The stories she heard were hair-raising, even after 60-odd years. Several Polish interviewees who described atrocities they had witnessed refused to have their full names published, based on concerns that relatives of the murderers would seek revenge on them. In order to speak with other witnesses, she had to go as far as the United States, where people had moved after being harassed by their Polish neighbors.

She met Mieczyslaw K. in his house in the Polish city of Pisz (where the Laudanski brothers also lived). He had lived in Jedwabne as a child and was 12 at the time of the massacre. “When Poles were going from house to house, chasing Jews onto the marketplace, you heard screams and weeping everywhere because they were taking the children and elders, too. They used clubs to force the Jews into rows, and they didn’t put up any resistance. I was near the barn. When they set the barn on fire, the screaming went on until the roof collapsed,” he told Bikont, adding, “They threw children into the burning barn. I saw it with my own eyes.” He also named a Pole who “led the mob and beat them the worst, and he even went by the houses to stab people hiding in attics with a bayonet.”

Another Polish woman who was 10 at the time of the massacre only agreed to be interviewed if she retained full anonymity, with not even her initials indicated. “They poured gasoline from a can on the barn’s four corners. It caught fire immediately,” she told Bikont. “I can’t sleep at night. I see it as if it were yesterday. There were many more participants in the crime than were later convicted. It was an inferno of hatred. Those horrifying screams still echo in my head. This morning, I woke up at 4 A.M. again because it came back to me. Why I went there, a little girl, I don’t know. Maybe so that I could be a witness to the truth now,” she added.

Reading Bikont’s book leaves one with a sense of deep distress. Many of Jedwabne’s residents still deny any involvement in the massacre, preferring instead to heap accusations on the Jews who were murdered there or on those who survived and left the town.

“For me, the present, more than the past, is the painful part of this episode,” says Bikont. “The lack of empathy of Poles toward the fate of the Jews is very painful to me. Many cannot accept the fact that Poles were criminals as well as being victims.”

Nevertheless, the book offers some glimmers of hope. One of them is Krzysztof Godlewski, a former mayor of Jedwabne who strived to erect a new monument to commemorate the victims of the massacre. It was inaugurated in 2001, on the pogrom’s 60th anniversary. And due to his efforts, an earlier monument’s false attribution of the massacre to the Nazis was removed.

Godlewski paid a heavy price for his actions, though. He was deposed by the municipal council, being derisively dubbed “the Jew Godlewski” by his rivals. But Godlewski, who is not Jewish, feels he has accomplished his life’s mission. “I believe that any decent person would have done what I did.
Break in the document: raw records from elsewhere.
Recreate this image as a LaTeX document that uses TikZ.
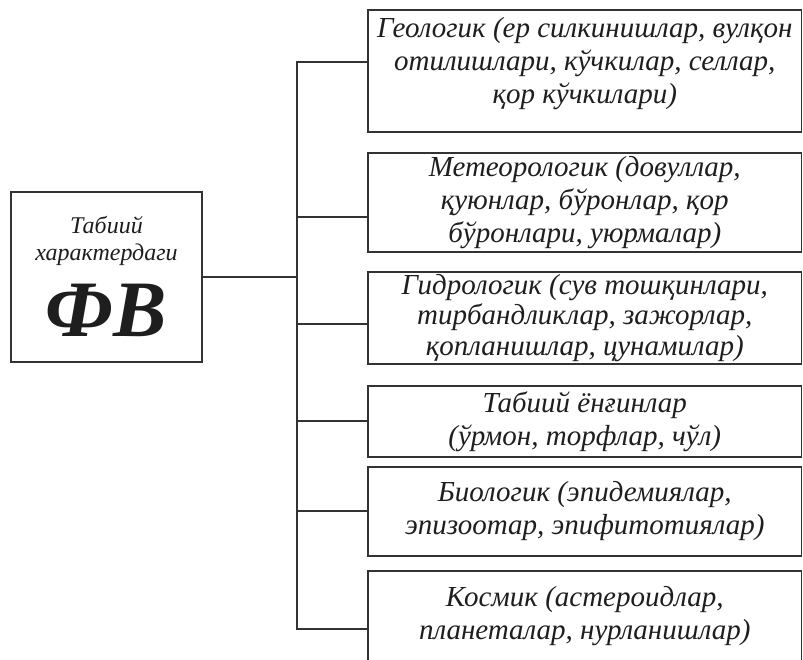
\documentclass[tikz,border=0pt]{standalone}
\usepackage{fontspec}
\setmainfont{Liberation Serif}
\definecolor{linegray}{HTML}{333333}
\definecolor{inkgray}{HTML}{1E1E1E}
\tikzset{
  typebox/.style={draw=linegray, line width=1.6pt, rectangle,
    minimum width=433.5pt, inner sep=0pt, align=center, text=inkgray,
    font=\fontsize{29}{33}\selectfont\itshape},
  branch/.style={draw=linegray, line width=1.6pt}
}
\begin{document}
\begin{tikzpicture}[x=1pt,y=-1pt]
    \useasboundingbox (0,0) rectangle (803,659);
    \fill[white] (0,0) rectangle (803,659);
    \clip (0,0) rectangle (803,659);

    % Source box
    \node[draw=linegray, line width=1.6pt, minimum width=191pt, minimum height=170pt,
      inner sep=0pt, text=inkgray, font=\fontsize{24}{27}\selectfont\itshape]
      (src) at (106.5,277)
      {\begin{tabular}{@{}c@{}}
         \rule{0pt}{24pt}Табиий\\
         характердаги\\[15pt]
         \fontsize{80}{80}\selectfont\bfseries\itshape ФВ
       \end{tabular}};

    % Types
    \node[typebox, minimum height=122pt, text depth=22pt] (geo) at (584.75,71)
      {Геологик (ер силкинишлар, вулқон\\отилишлари, кўчкилар, селлар,\\қор кўчкилари)};
    \node[typebox, minimum height=99pt] (met) at (584.75,202.5)
      {Метеорологик (довуллар,\\қуюнлар, бўронлар, қор\\бўронлари, уюрмалар)};
    \node[typebox, minimum height=92pt, font=\fontsize{29}{30.5}\selectfont\itshape]
      (hyd) at (584.75,318)
      {Гидрологик (сув тошқинлари,\\тирбандликлар, зажорлар,\\қопланишлар, цунамилар)};
    \node[typebox, minimum height=71pt] (fire) at (584.75,421.5)
      {Табиий ёнғинлар\\(ўрмон, торфлар, чўл)};
    \node[typebox, minimum height=89pt] (bio) at (584.75,511.5)
      {Биологик (эпидемиялар,\\эпизоотар, эпифитотиялар)};
    \node[typebox, minimum height=90pt] (cosm) at (584.75,616)
      {Космик (астероидлар,\\планеталар, нурланишлар)};

    % Trunk and branches
    \coordinate (jn) at (297,277);
    \coordinate (b1) at (297,62);
    \coordinate (b2) at (297,217);
    \coordinate (b3) at (297,324);
    \coordinate (b4) at (297,421);
    \coordinate (b5) at (297,511);
    \coordinate (b6) at (297,629);
    \draw[branch] (src.east) -- (jn);
    \draw[branch] (b1 -| geo.west) -- (b1) -- (b6) -- (b6 -| cosm.west);
    \foreach \b/\t in {b2/met, b3/hyd, b4/fire, b5/bio}
      \draw[branch] (\b) -- (\b -| \t.west);
\end{tikzpicture}
\end{document}
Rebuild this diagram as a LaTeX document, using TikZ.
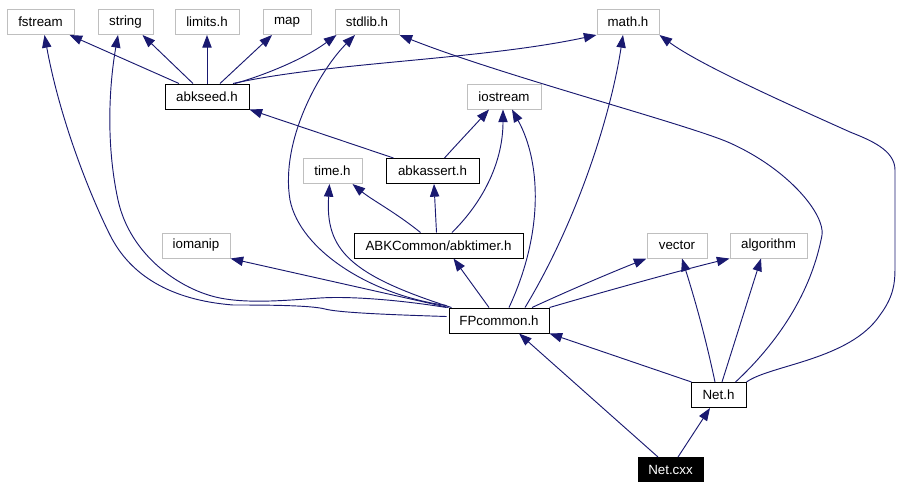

I regret that my former close friends suspect me of other motives. I’ll lick my wounds in isolation,” he says in Bikont’s book.

The deposed mayor left not only Jedwabne, but Poland as well. Bikont found him in a suburb of Chicago, where he works in the quality control department of a company that produces parts for aircraft. “We live from day to day,” he explained. “I don’t know what’s happening in Jedwabne. For me it’s in the past, I’ve cut myself off. One day I said to myself that this is my new homeland. I don’t regret the choice I made.”

His mayoral successor denies the involvement of Jedwabne’s residents in the massacre. Thus, the town’s website has no mention of the event or the involvement of its residents in the murder of their Jewish neighbors. In the few sentences devoted to World War II, it mentions only that the local population was characterized by its particularly strong patriotism.